**PROBLEM DESCRIPTION**
Transcribe the material word for word, but without the images.

**DATASET CONTENT**
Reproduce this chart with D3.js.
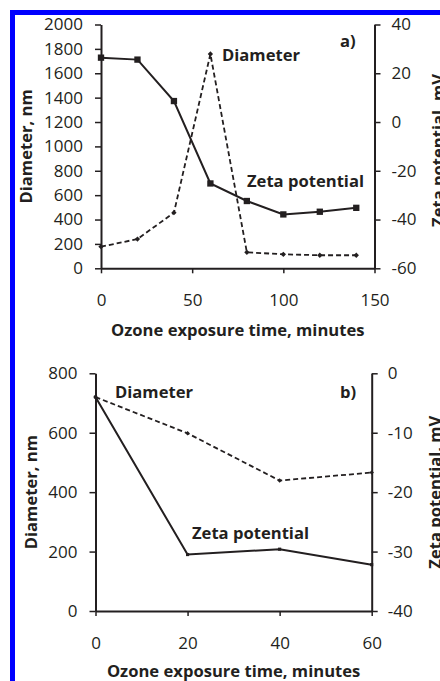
<!DOCTYPE html>
<html>
<head>
<meta charset="utf-8">
<script src="https://cdn.jsdelivr.net/npm/d3@7"></script>
<style>
html,body{margin:0;padding:0;background:#fff;}
svg{display:block;}
</style>
</head>
<body>
<svg id="chart" width="440" height="681"></svg>
<script>
// Panel a) data
const timeA = [0, 20, 40, 60, 80, 100, 120, 140];
const diameterA = [177, 240, 456, 1758, 131, 115, 107, 107];
const zetaA = [26.4, 25.6, 8.6, -25.2, -32.4, -37.9, -36.8, -35.2];
const xTicksA = [0, 50, 100, 150];
const diamTicksA = [0, 200, 400, 600, 800, 1000, 1200, 1400, 1600, 1800, 2000];
const zetaTicksA = [-60, -40, -20, 0, 20, 40];

// Panel b) data
const timeB = [0, 20, 40, 60];
const diameterB = [720, 598, 439, 466];
const zetaB = [-4.0, -30.5, -29.6, -32.2];
const xTicksB = [0, 20, 40, 60];
const diamTicksB = [0, 200, 400, 600, 800];
const zetaTicksB = [-40, -30, -20, -10, 0];

const xTitle = "Ozone exposure time, minutes";
const yLeftTitle = "Diameter, nm";
const yRightTitle = "Zeta potential, mV";

const svg = d3.select("#chart");
const ink = "#231f20";
const FONT = "'Open Sans', sans-serif";
const fmt = d => String(d);

// blue frame
svg.append("rect").attr("x", 10).attr("y", 10).attr("width", 430).attr("height", 5).attr("fill", "#0000ff");
svg.append("rect").attr("x", 10).attr("y", 10).attr("width", 5).attr("height", 671).attr("fill", "#0000ff");

function panel(cfg) {
  const g = svg.append("g");
  const x = d3.scaleLinear().domain(cfg.xDomain).range(cfg.xRange);
  const yL = d3.scaleLinear().domain(cfg.yLDomain).range(cfg.yRange);
  const yR = d3.scaleLinear().domain(cfg.yRDomain).range(cfg.yRange);

  const styleAxis = sel => {
    sel.select(".domain").attr("stroke", ink).attr("stroke-width", 2);
    sel.selectAll(".tick line").attr("stroke", ink).attr("stroke-width", 1.5);
    sel.selectAll("text").attr("fill", ink).attr("font-family", FONT).attr("font-size", 17);
  };

  g.append("g").attr("transform", `translate(0,${cfg.yRange[0]})`)
    .call(d3.axisBottom(x).tickValues(cfg.xTicks).tickSize(5).tickSizeOuter(0).tickPadding(cfg.xPad).tickFormat(fmt))
    .call(styleAxis);
  g.append("g").attr("transform", `translate(${cfg.xRange[0]},0)`)
    .call(d3.axisLeft(yL).tickValues(cfg.yLTicks).tickSize(6).tickSizeOuter(0).tickPadding(cfg.lPad).tickFormat(fmt))
    .call(styleAxis);
  g.append("g").attr("transform", `translate(${cfg.xRange[1]},0)`)
    .call(d3.axisRight(yR).tickValues(cfg.yRTicks).tickSize(6).tickSizeOuter(0).tickPadding(cfg.rPad).tickFormat(fmt))
    .call(styleAxis);

  // diameter dashed line
  const lineD = d3.line().x((d, i) => x(cfg.time[i])).y(d => yL(d));
  g.append("path").datum(cfg.diam).attr("d", lineD).attr("fill", "none")
    .attr("stroke", ink).attr("stroke-width", 1.8).attr("stroke-dasharray", "5,3");
  // zeta solid line
  const lineZ = d3.line().x((d, i) => x(cfg.time[i])).y(d => yR(d));
  g.append("path").datum(cfg.zeta).attr("d", lineZ).attr("fill", "none")
    .attr("stroke", ink).attr("stroke-width", 2);

  // markers
  g.selectAll(".dm").data(cfg.diam).join("path")
    .attr("transform", (d, i) => `translate(${x(cfg.time[i])},${yL(d)}) rotate(45)`)
    .attr("d", d3.symbol(d3.symbolSquare, cfg.dSize)).attr("fill", ink);
  g.selectAll(".zm").data(cfg.zeta).join("path")
    .attr("transform", (d, i) => `translate(${x(cfg.time[i])},${yR(d)})`)
    .attr("d", d3.symbol(d3.symbolSquare, cfg.zSize)).attr("fill", ink);

  const txt = (s, xx, yy, opts = {}) => g.append("text").text(s)
    .attr("x", xx).attr("y", yy).attr("dy", "0.35em")
    .attr("font-family", FONT).attr("font-weight", "bold").attr("font-size", opts.size || 16.6)
    .attr("fill", ink).attr("text-anchor", opts.anchor || "start")
    .attr("transform", opts.rot ? `rotate(-90,${xx},${yy})` : null);

  const xMid = (cfg.xRange[0] + cfg.xRange[1]) / 2;
  const yMid = (cfg.yRange[0] + cfg.yRange[1]) / 2;
  txt(xTitle, xMid, cfg.yRange[0] + cfg.xTitleOff, { anchor: "middle" });
  txt(yLeftTitle, cfg.lTitleX, yMid, { anchor: "middle", rot: true });
  txt(yRightTitle, cfg.rTitleX, yMid + cfg.rTitleDy, { anchor: "middle", rot: true });
  for (const l of cfg.labels) txt(l[0], l[1], l[2]);
}

panel({
  time: timeA, diam: diameterA, zeta: zetaA,
  xDomain: [0, 150], xRange: [101, 374.5],
  yLDomain: [0, 2000], yRDomain: [-60, 40], yRange: [268.3, 24.5],
  xTicks: xTicksA, yLTicks: diamTicksA, yRTicks: zetaTicksA,
  xPad: 21, lPad: 12, rPad: 11, dSize: 14, zSize: 40,
  xTitleOff: 62, lTitleX: 26, rTitleX: 438, rTitleDy: 4,
  labels: [["Diameter", 222, 55], ["a)", 340, 41], ["Zeta potential", 247, 181]]
});

panel({
  time: timeB, diam: diameterB, zeta: zetaB,
  xDomain: [0, 60], xRange: [95.5, 371.7],
  yLDomain: [0, 800], yRDomain: [-40, 0], yRange: [611, 373.3],
  xTicks: xTicksB, yLTicks: diamTicksB, yRTicks: zetaTicksB,
  xPad: 21, lPad: 12, rPad: 10, dSize: 10, zSize: 10,
  xTitleOff: 60, lTitleX: 31, rTitleX: 435, rTitleDy: 0,
  labels: [["Diameter", 115, 392], ["b)", 340, 392], ["Zeta potential", 192, 533]]
});
</script>
</body>
</html>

**RESULT OF THIS TASK**
Reproduce this chart with D3.js.
<!DOCTYPE html>
<html>
<head>
<meta charset="utf-8">
<script src="https://cdn.jsdelivr.net/npm/d3@7"></script>
<style>
html,body{margin:0;padding:0;background:#fff;}
svg{display:block;}
</style>
</head>
<body>
<svg id="chart" width="440" height="681"></svg>
<script>
// Panel a) data
const timeA = [0, 20, 40, 60, 80, 100, 120, 140];
const diameterA = [177, 240, 456, 1758, 131, 115, 107, 107];
const zetaA = [26.4, 25.6, 8.6, -25.2, -32.4, -37.9, -36.8, -35.2];
const xTicksA = [0, 50, 100, 150];
const diamTicksA = [0, 200, 400, 600, 800, 1000, 1200, 1400, 1600, 1800, 2000];
const zetaTicksA = [-60, -40, -20, 0, 20, 40];

// Panel b) data
const timeB = [0, 20, 40, 60];
const diameterB = [720, 598, 439, 466];
const zetaB = [-4.0, -30.5, -29.6, -32.2];
const xTicksB = [0, 20, 40, 60];
const diamTicksB = [0, 200, 400, 600, 800];
const zetaTicksB = [-40, -30, -20, -10, 0];

const xTitle = "Ozone exposure time, minutes";
const yLeftTitle = "Diameter, nm";
const yRightTitle = "Zeta potential, mV";

const svg = d3.select("#chart");
const ink = "#231f20";
const FONT = "'Open Sans', sans-serif";
const fmt = d => String(d);

// blue frame
svg.append("rect").attr("x", 10).attr("y", 10).attr("width", 430).attr("height", 5).attr("fill", "#0000ff");
svg.append("rect").attr("x", 10).attr("y", 10).attr("width", 5).attr("height", 671).attr("fill", "#0000ff");

function panel(cfg) {
  const g = svg.append("g");
  const x = d3.scaleLinear().domain(cfg.xDomain).range(cfg.xRange);
  const yL = d3.scaleLinear().domain(cfg.yLDomain).range(cfg.yRange);
  const yR = d3.scaleLinear().domain(cfg.yRDomain).range(cfg.yRange);

  const styleAxis = sel => {
    sel.select(".domain").attr("stroke", ink).attr("stroke-width", 2);
    sel.selectAll(".tick line").attr("stroke", ink).attr("stroke-width", 1.5);
    sel.selectAll("text").attr("fill", ink).attr("font-family", FONT).attr("font-size", 17);
  };

  g.append("g").attr("transform", `translate(0,${cfg.yRange[0]})`)
    .call(d3.axisBottom(x).tickValues(cfg.xTicks).tickSize(5).tickSizeOuter(0).tickPadding(cfg.xPad).tickFormat(fmt))
    .call(styleAxis);
  g.append("g").attr("transform", `translate(${cfg.xRange[0]},0)`)
    .call(d3.axisLeft(yL).tickValues(cfg.yLTicks).tickSize(6).tickSizeOuter(0).tickPadding(cfg.lPad).tickFormat(fmt))
    .call(styleAxis);
  g.append("g").attr("transform", `translate(${cfg.xRange[1]},0)`)
    .call(d3.axisRight(yR).tickValues(cfg.yRTicks).tickSize(6).tickSizeOuter(0).tickPadding(cfg.rPad).tickFormat(fmt))
    .call(styleAxis);

  // diameter dashed line
  const lineD = d3.line().x((d, i) => x(cfg.time[i])).y(d => yL(d));
  g.append("path").datum(cfg.diam).attr("d", lineD).attr("fill", "none")
    .attr("stroke", ink).attr("stroke-width", 1.8).attr("stroke-dasharray", "5,3");
  // zeta solid line
  const lineZ = d3.line().x((d, i) => x(cfg.time[i])).y(d => yR(d));
  g.append("path").datum(cfg.zeta).attr("d", lineZ).attr("fill", "none")
    .attr("stroke", ink).attr("stroke-width", 2);

  // markers
  g.selectAll(".dm").data(cfg.diam).join("path")
    .attr("transform", (d, i) => `translate(${x(cfg.time[i])},${yL(d)}) rotate(45)`)
    .attr("d", d3.symbol(d3.symbolSquare, cfg.dSize)).attr("fill", ink);
  g.selectAll(".zm").data(cfg.zeta).join("path")
    .attr("transform", (d, i) => `translate(${x(cfg.time[i])},${yR(d)})`)
    .attr("d", d3.symbol(d3.symbolSquare, cfg.zSize)).attr("fill", ink);

  const txt = (s, xx, yy, opts = {}) => g.append("text").text(s)
    .attr("x", xx).attr("y", yy).attr("dy", "0.35em")
    .attr("font-family", FONT).attr("font-weight", "bold").attr("font-size", opts.size || 16.6)
    .attr("fill", ink).attr("text-anchor", opts.anchor || "start")
    .attr("transform", opts.rot ? `rotate(-90,${xx},${yy})` : null);

  const xMid = (cfg.xRange[0] + cfg.xRange[1]) / 2;
  const yMid = (cfg.yRange[0] + cfg.yRange[1]) / 2;
  txt(xTitle, xMid, cfg.yRange[0] + cfg.xTitleOff, { anchor: "middle" });
  txt(yLeftTitle, cfg.lTitleX, yMid, { anchor: "middle", rot: true });
  txt(yRightTitle, cfg.rTitleX, yMid + cfg.rTitleDy, { anchor: "middle", rot: true });
  for (const l of cfg.labels) txt(l[0], l[1], l[2]);
}

panel({
  time: timeA, diam: diameterA, zeta: zetaA,
  xDomain: [0, 150], xRange: [101, 374.5],
  yLDomain: [0, 2000], yRDomain: [-60, 40], yRange: [268.3, 24.5],
  xTicks: xTicksA, yLTicks: diamTicksA, yRTicks: zetaTicksA,
  xPad: 21, lPad: 12, rPad: 11, dSize: 14, zSize: 40,
  xTitleOff: 62, lTitleX: 26, rTitleX: 438, rTitleDy: 4,
  labels: [["Diameter", 222, 55], ["a)", 340, 41], ["Zeta potential", 247, 181]]
});

panel({
  time: timeB, diam: diameterB, zeta: zetaB,
  xDomain: [0, 60], xRange: [95.5, 371.7],
  yLDomain: [0, 800], yRDomain: [-40, 0], yRange: [611, 373.3],
  xTicks: xTicksB, yLTicks: diamTicksB, yRTicks: zetaTicksB,
  xPad: 21, lPad: 12, rPad: 10, dSize: 10, zSize: 10,
  xTitleOff: 60, lTitleX: 31, rTitleX: 435, rTitleDy: 0,
  labels: [["Diameter", 115, 392], ["b)", 340, 392], ["Zeta potential", 192, 533]]
});
</script>
</body>
</html>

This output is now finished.